— Start of COLLECTED MATERIAL —

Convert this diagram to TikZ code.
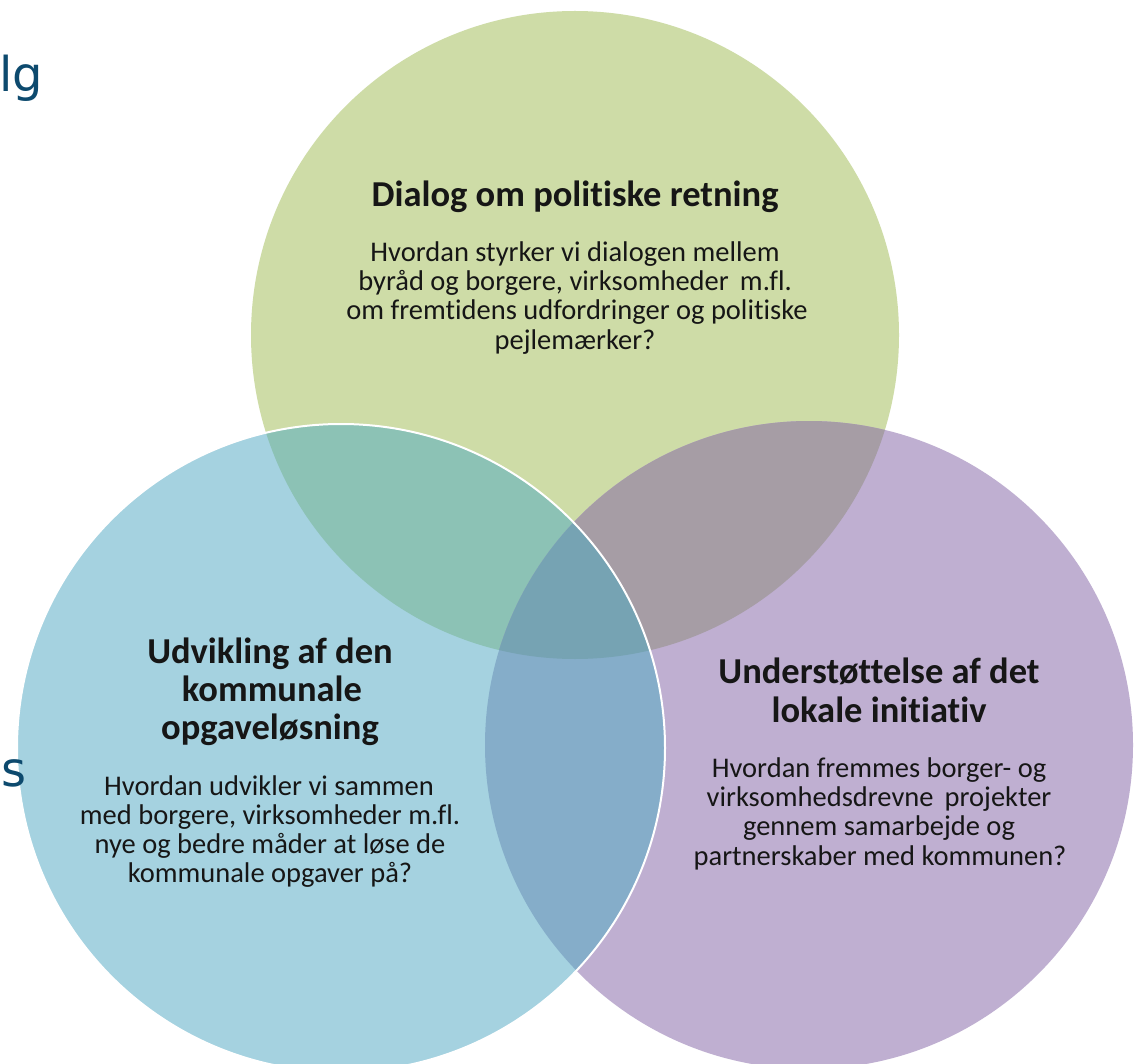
\documentclass[tikz,border=0pt]{standalone}
\usepackage{fontspec}
\setmainfont[Ligatures=NoCommon]{Carlito}
\newfontfamily\slidefont{DejaVu Sans}
\definecolor{cgreen}{HTML}{CEDCA7}
\definecolor{cblue}{HTML}{A5D2E0}
\definecolor{cpurple}{HTML}{BFAFD1}
\definecolor{cgb}{HTML}{8CC2B5}
\definecolor{cgp}{HTML}{A69DA5}
\definecolor{cbp}{HTML}{85ADC9}
\definecolor{cgbp}{HTML}{76A3B3}
\definecolor{txt}{HTML}{161616}
\definecolor{slideblue}{HTML}{0D4A6E}
\begin{document}
\begin{tikzpicture}[x=1pt,y=-1pt,
  ttl/.style={font=\fontsize{36.5}{42}\selectfont\bfseries, text=txt, inner sep=0pt, anchor=base},
  bdy/.style={font=\fontsize{28.5}{34}\selectfont, text=txt, inner sep=0pt, anchor=base},
  frag/.style={font=\slidefont\fontsize{48}{54}\selectfont, text=slideblue, inner sep=0pt}]
\useasboundingbox (0,0) rectangle (1140,1064);
\fill[white] (0,0) rectangle (1140,1064);
\coordinate (G) at (575,335);
\coordinate (B) at (341,748);
\coordinate (P) at (809,745);
% circles
\fill[cgreen] (G) circle (324pt);
\fill[cpurple] (P) circle (324pt);
\fill[cblue] (B) circle (324pt);
\begin{scope}
  \clip (G) circle (324pt);
  \fill[cgb] (B) circle (324pt);
  \fill[cgp] (P) circle (324pt);
\end{scope}
\begin{scope}
  \clip (B) circle (324pt);
  \fill[cbp] (P) circle (324pt);
  \clip (G) circle (324pt);
  \fill[cgbp] (P) circle (324pt);
\end{scope}
\draw[white, line width=2pt] (B) circle (324pt);
% slide fragments (in front)
\node[frag, anchor=base west] (fragA) at (-1,92) {lg};
\node[frag, anchor=base east] (fragB) at (27,786) {s};
% green texts
\node[ttl] (g0) at (575,207) {Dialog om politiske retning};
\node[bdy] (g1) at (575,262) {Hvordan styrker vi dialogen mellem};
\node[bdy] (g2) at (575,291) {byråd og borgere, virksomheder\, m.fl.};
\node[bdy] (g3) at (577,320) {om fremtidens udfordringer og politiske};
\node[bdy] (g4) at (575,350) {pejlemærker?};
% blue texts
\node[ttl] (b0) at (270,663) {Udvikling af den};
\node[ttl] (b1) at (272,701) {kommunale};
\node[ttl] (b2) at (270,739) {opgaveløsning};
\node[bdy] (b3) at (269,795) {Hvordan udvikler vi sammen};
\node[bdy] (b4) at (270,824) {med borgere, virksomheder m.fl.};
\node[bdy] (b5) at (270,853) {nye og bedre måder at løse de};
\node[bdy] (b6) at (270,882) {kommunale opgaver på?};
% purple texts
\node[ttl] (p0) at (879,683) {Understøttelse af det};
\node[ttl] (p1) at (879,722) {lokale initiativ};
\node[bdy] (p2) at (879,777) {Hvordan fremmes borger- og};
\node[bdy] (p3) at (879,806) {virksomhedsdrevne\, projekter};
\node[bdy] (p4) at (879,835) {gennem samarbejde og};
\node[bdy] (p5) at (880,865) {partnerskaber med kommunen?};
\end{tikzpicture}
\end{document}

— End of COLLECTED MATERIAL —

### WHAT IS BEING ASKED
Copy out all the data without changing anything, and drop the pictures.

### SOLUTION FOR THIS TASK
Convert this diagram to TikZ code.
\documentclass[tikz,border=0pt]{standalone}
\usepackage{fontspec}
\setmainfont[Ligatures=NoCommon]{Carlito}
\newfontfamily\slidefont{DejaVu Sans}
\definecolor{cgreen}{HTML}{CEDCA7}
\definecolor{cblue}{HTML}{A5D2E0}
\definecolor{cpurple}{HTML}{BFAFD1}
\definecolor{cgb}{HTML}{8CC2B5}
\definecolor{cgp}{HTML}{A69DA5}
\definecolor{cbp}{HTML}{85ADC9}
\definecolor{cgbp}{HTML}{76A3B3}
\definecolor{txt}{HTML}{161616}
\definecolor{slideblue}{HTML}{0D4A6E}
\begin{document}
\begin{tikzpicture}[x=1pt,y=-1pt,
  ttl/.style={font=\fontsize{36.5}{42}\selectfont\bfseries, text=txt, inner sep=0pt, anchor=base},
  bdy/.style={font=\fontsize{28.5}{34}\selectfont, text=txt, inner sep=0pt, anchor=base},
  frag/.style={font=\slidefont\fontsize{48}{54}\selectfont, text=slideblue, inner sep=0pt}]
\useasboundingbox (0,0) rectangle (1140,1064);
\fill[white] (0,0) rectangle (1140,1064);
\coordinate (G) at (575,335);
\coordinate (B) at (341,748);
\coordinate (P) at (809,745);
% circles
\fill[cgreen] (G) circle (324pt);
\fill[cpurple] (P) circle (324pt);
\fill[cblue] (B) circle (324pt);
\begin{scope}
  \clip (G) circle (324pt);
  \fill[cgb] (B) circle (324pt);
  \fill[cgp] (P) circle (324pt);
\end{scope}
\begin{scope}
  \clip (B) circle (324pt);
  \fill[cbp] (P) circle (324pt);
  \clip (G) circle (324pt);
  \fill[cgbp] (P) circle (324pt);
\end{scope}
\draw[white, line width=2pt] (B) circle (324pt);
% slide fragments (in front)
\node[frag, anchor=base west] (fragA) at (-1,92) {lg};
\node[frag, anchor=base east] (fragB) at (27,786) {s};
% green texts
\node[ttl] (g0) at (575,207) {Dialog om politiske retning};
\node[bdy] (g1) at (575,262) {Hvordan styrker vi dialogen mellem};
\node[bdy] (g2) at (575,291) {byråd og borgere, virksomheder\, m.fl.};
\node[bdy] (g3) at (577,320) {om fremtidens udfordringer og politiske};
\node[bdy] (g4) at (575,350) {pejlemærker?};
% blue texts
\node[ttl] (b0) at (270,663) {Udvikling af den};
\node[ttl] (b1) at (272,701) {kommunale};
\node[ttl] (b2) at (270,739) {opgaveløsning};
\node[bdy] (b3) at (269,795) {Hvordan udvikler vi sammen};
\node[bdy] (b4) at (270,824) {med borgere, virksomheder m.fl.};
\node[bdy] (b5) at (270,853) {nye og bedre måder at løse de};
\node[bdy] (b6) at (270,882) {kommunale opgaver på?};
% purple texts
\node[ttl] (p0) at (879,683) {Understøttelse af det};
\node[ttl] (p1) at (879,722) {lokale initiativ};
\node[bdy] (p2) at (879,777) {Hvordan fremmes borger- og};
\node[bdy] (p3) at (879,806) {virksomhedsdrevne\, projekter};
\node[bdy] (p4) at (879,835) {gennem samarbejde og};
\node[bdy] (p5) at (880,865) {partnerskaber med kommunen?};
\end{tikzpicture}
\end{document}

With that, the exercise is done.